The rest of us have to dress our new bodies, sometimes for years, and we don’t wanna. Buying bigger clothes feels like giving up. We squeeze into our old stuff, thinking it’ll motivate us to loose the baby weight. We think “I’m sure I can get back down to my wedding weight in a few weeks, I don’t need to waste money on buying a larger size.” 

 As a former personal stylist, one of the hardest things to convince a client to do is buy clothes the next size up. This is a fantastic fashion hack, by the way. Wearing clothes that are slightly large will make you look smaller and feel better. But a woman who is used to being a size 8 DOES NOT want to buy size 12 clothes because that makes her a SIZE 12 WOMAN. The number takes on a grander scope of meaning than it deserves, like you’ve somehow gone from the woman who buys an organic smoothie after hot yoga to the woman who binge-eats Oreos while watching reruns of Spongebob Squarepants (as if skinny girls don’t do exactly that, come on). That’s why some brands cheat their sizes so that a size 10 woman fits into their size 8 dress - they are selling her an identity and SHE WILL BUY IT. 

Ladies. You are a woman. Wearing clothes. The size? It is fake. It’s a made-up number. It doesn’t mean anything about you as a person. Buying larger clothes means only one thing - that you need bigger clothes than you used to. Size has more to do with the amount of sleep you’re getting than the amount of food you’re eating. 

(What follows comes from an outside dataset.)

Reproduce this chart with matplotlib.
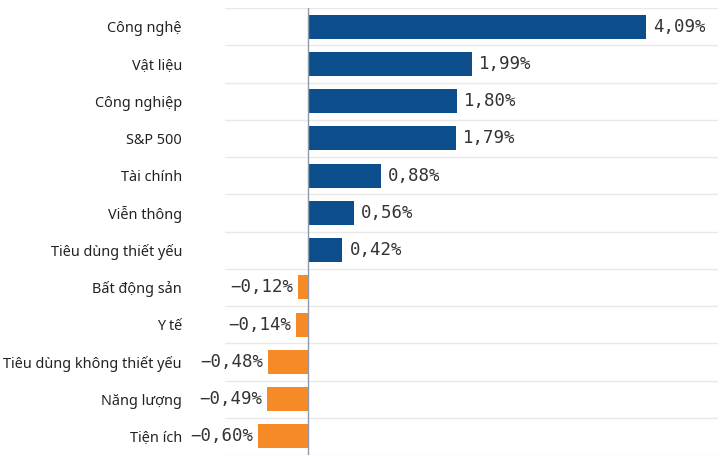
import matplotlib
matplotlib.use('Agg')
import matplotlib.pyplot as plt
import numpy as np

# sector performance, top to bottom as in the chart
sectors = ['Công nghệ', 'Vật liệu', 'Công nghiệp', 'S&P 500', 'Tài chính',
           'Viễn thông', 'Tiêu dùng thiết yếu', 'Bất động sản', 'Y tế',
           'Tiêu dùng không thiết yếu', 'Năng lượng', 'Tiện ích']
changes = [4.09, 1.99, 1.80, 1.79, 0.88, 0.56, 0.42,
           -0.12, -0.14, -0.48, -0.49, -0.60]

blue = '#0c4d8b'
orange = '#f68a26'

fig = plt.figure(figsize=(7.18, 4.55), dpi=100)
ax = fig.add_axes([225 / 718, 0.0, 1 - 225 / 718, 1 - 8 / 455])

y_pos = np.arange(len(sectors))
colors = [blue if v >= 0 else orange for v in changes]
ax.barh(y_pos, changes, height=0.64, color=colors, edgecolor='none', zorder=3)

ax.set_ylim(len(sectors) - 0.5, -0.5)
ax.set_xlim(-1.0, 4.96)

# row separators
for b in np.arange(-0.5, len(sectors), 1):
    ax.axhline(b, color='#e9e9e9', lw=1, zorder=1)
ax.axvline(0, color='#8c9aab', lw=1, zorder=4)

ax.set_yticks(y_pos)
ax.set_yticklabels(sectors, fontsize=10.4, color='#222222', family='Noto Sans')
ax.tick_params(axis='y', length=0, pad=31)
ax.set_xticks([])
for s in ax.spines.values():
    s.set_visible(False)

for y, v in zip(y_pos, changes):
    txt = '{:.2f}%'.format(v).replace('.', ',').replace('-', '\u2212')
    if v >= 0:
        ax.annotate(txt, (v, y), xytext=(5, 0), textcoords='offset points',
                    ha='left', va='center', fontsize=12.5, family='DejaVu Sans Mono',
                    color='#333333')
    else:
        ax.annotate(txt, (v, y), xytext=(-3.6, 0), textcoords='offset points',
                    ha='right', va='center', fontsize=12.5, family='DejaVu Sans Mono',
                    color='#333333')

plt.savefig('out.png', dpi=100)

You might not love everything about your body, but she did make a baby and that’s kind of a miracle. So do yourself a favor and buy the clothes that fit the body you have today. 

……………………………...

*You should know, when my mom gave me this advice, we both laughed really hard. REALLY hard. She knew I could handle the truth, and I was honestly relieved.

**Some women have personalities that are more suited to the caregiver lifestyle, but if that’s not you it doesn’t mean you weren’t meant to be a mom. It means that the caregiving part of motherhood is going to be really hard for you if you’re trying to do it the same way everyone else does. In the next few chapters, I’ll share how I became a divergent caregiver because the traditional way was killing my soul.

***for those that would argue “except the Bible,” the Bible is 66 books. Calm down.